Editor's note: The following is a contributed piece by Emily Foote, vice president of customer engagement at Bridge, a performance management software and learning management system provider.
Growth opportunities are the new backbone of benefits in today’s labor market. Millennials especially are looking for employers to afford them ways in which to grow their careers and become experts with skills that fill much-needed gaps in the workplace.
As software and technology continuously evolve, the demand for experts in leadership, cooperation, management and communication remain constant. More than ever, leadership today calls for skills managers can’t quite teach their employees — like empathy and critical thinking. The right manager-to-employee engagement will foster workplace trust and ultimately, employee retention.
"Soft skills" development is critical to collaboration and company culture. In fact, soft skills are the number one priority in today's labor market. However, cultivating these skills presents its own unique challenges and requires an organization to build trust among its workforce. These skills can’t be expected to be learned in a day, and building this cultivation into everyday communication and tasks in the office is the best way to ensure growth and learning on a constant basis. Until managers are able to appropriately and successfully engage with their employees, we’re not going to see skills like analytical thinking, communication, empathy or leadership stick.
Surveys are more than just data points
Companies today often fall short of building a culture of trust and continuous communication, because they rely too heavily on surveys and other top-down tactics for feedback. The company survey has turned into an event that merely focuses on "moving the needle" on a rating or a number. Employees can lose sight of the purpose of these efforts, which is to focus on the people in the organization and the actions to manage them more effectively. Seventy percent of companies collect employee engagement data, but only 20% turn it into visible actions. The effect of data science and user behavior is more relevant than the survey itself, so employers should make a point to create action items from the data they collect. Communicate the data effectively, and allow all employees in on the results. Begin a culture of transparency to encourage flat communication among all levels.

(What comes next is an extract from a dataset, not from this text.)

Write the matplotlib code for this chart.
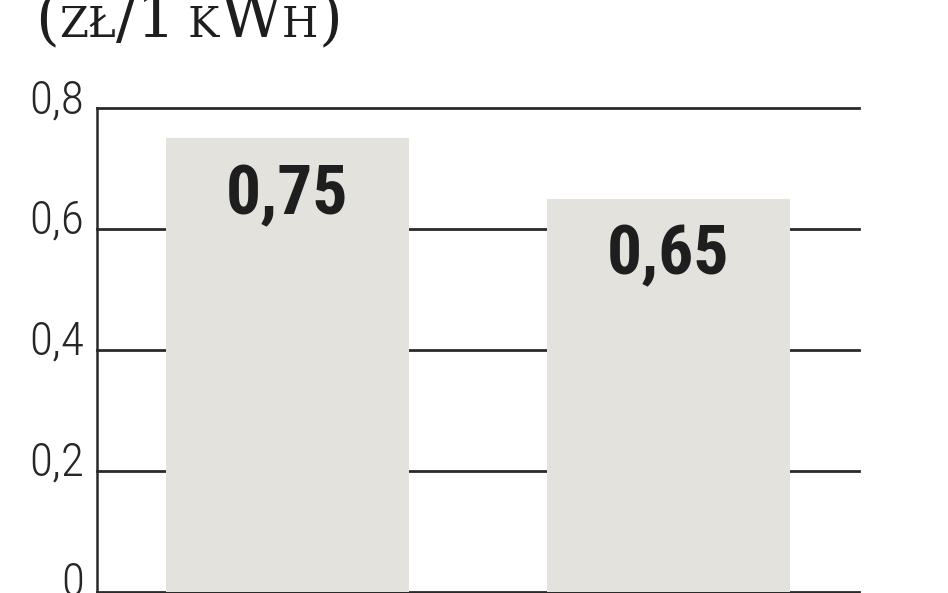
import os
import matplotlib
matplotlib.use('Agg')
import matplotlib.pyplot as plt
import matplotlib.transforms as mtransforms
from matplotlib import font_manager
from matplotlib.font_manager import FontProperties

# bar values (zł per 1 kWh)
categories = ['A', 'B']
values = [0.75, 0.65]
y_ticks = [0, 0.2, 0.4, 0.6, 0.8]
y_tick_labels = ['0', '0,2', '0,4', '0,6', '0,8']

# unit title drawn as fake small caps: (text, is_small)
title_parts = [('(', False), ('ZŁ', True), ('/1', False), (' K', True),
               ('W', False), ('H', True), (')', False)]

BAR_COLOR = '#e3e2dd'
LINE_COLOR = '#2a2a2a'
TEXT_COLOR = '#1e1e1e'


def condensed_font(weight, size):
    """Find a condensed / narrow sans face among the installed fonts."""
    for fam in ['Roboto Condensed', 'Liberation Sans Narrow', 'DejaVu Sans',
                'Open Sans', 'Noto Sans', 'Roboto']:
        fp = FontProperties(family=fam, stretch='condensed', weight=weight)
        try:
            path = font_manager.findfont(fp, fallback_to_default=False)
        except ValueError:
            continue
        name = os.path.basename(path).lower()
        if 'condensed' in name or 'narrow' in name:
            return FontProperties(fname=path, size=size)
    # nothing narrow around, shrink a bit instead
    return FontProperties(family='DejaVu Sans', weight=weight, size=size * 0.85)


tick_font = condensed_font('light', 34)
value_font = condensed_font('bold', 50)

W, H = 948, 593
fig = plt.figure(figsize=(W / 100, H / 100), dpi=100)
ax = fig.add_axes([97 / W, 1.5 / H, (859 - 97) / W, (591.5 - 108) / H])

x = range(len(categories))
ax.bar(x, values, width=0.64, color=BAR_COLOR, zorder=2)
ax.set_xlim(-0.5, 1.5)
ax.set_ylim(0, 0.8)

ax.set_axisbelow(True)
ax.grid(axis='y', color=LINE_COLOR, linewidth=2.0, clip_on=False)
ax.set_xticks([])
ax.set_yticks(y_ticks, y_tick_labels)
ax.tick_params(axis='y', length=0, pad=9, labelcolor='#262626')
shift_down = mtransforms.ScaledTranslation(0, -5 / 100, fig.dpi_scale_trans)
for lbl in ax.get_yticklabels():
    lbl.set_fontproperties(tick_font)
    lbl.set_verticalalignment('baseline')
    lbl.set_transform(lbl.get_transform() + shift_down)

for side in ['top', 'right', 'bottom']:
    ax.spines[side].set_visible(False)
ax.spines['left'].set_color(LINE_COLOR)
ax.spines['left'].set_linewidth(1.8)

for i, v in zip(x, values):
    ax.annotate(f'{v:.2f}'.replace('.', ','), xy=(i, v), xytext=(0, -76),
                textcoords='offset pixels', ha='center', va='baseline',
                color=TEXT_COLOR, fontproperties=value_font)

# title with small caps imitation
renderer = fig.canvas.get_renderer()
px = 35
baseline = H - 37
for txt, small in title_parts:
    t = fig.text(px / W, baseline / H, txt, fontsize=30 if small else 44,
                 family='DejaVu Serif', color=TEXT_COLOR, va='baseline', ha='left')
    px += t.get_window_extent(renderer).width

fig.savefig('out.png', dpi=100)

Software and soft skills are not in conflict
Software can empower an employee to become a driver in a company’s journey, rather than just a passenger. Use software to provide feedback and engage employees on all levels — from learning, to trying and failing, to giving and receiving constructive criticism, to success. Using software as a vehicle not only for personal growth in the hard-skills but also as a tool to practice communication, cooperation, management and leadership allows for soft skill growth through everyday tasks.
Build communication into culture
Developing a culture of meaningful feedback and learning throughout an organization allows for criticism and praise to flow more freely. Employees will be more apt to give feedback and will take the feedback they receive in stride if receiving remarks on a task or project is not an anomaly. Leaders need to ask for feedback and then prove its use by changing their behavior accordingly. Showing employees the courage to receive negative feedback encourages that behavior down the ladder, too. On the flip side, employees need to hold leaders accountable to practice and promote a communicative, transparent culture of feedback as well.
Learning and relearning soft skills like leadership and empathy will not only retain employees, but this cultivation will also increase revenue for the entire company. Factoring in this engagement to the company’s culture will enhance the workplace experience and create professional development opportunities for employee growth.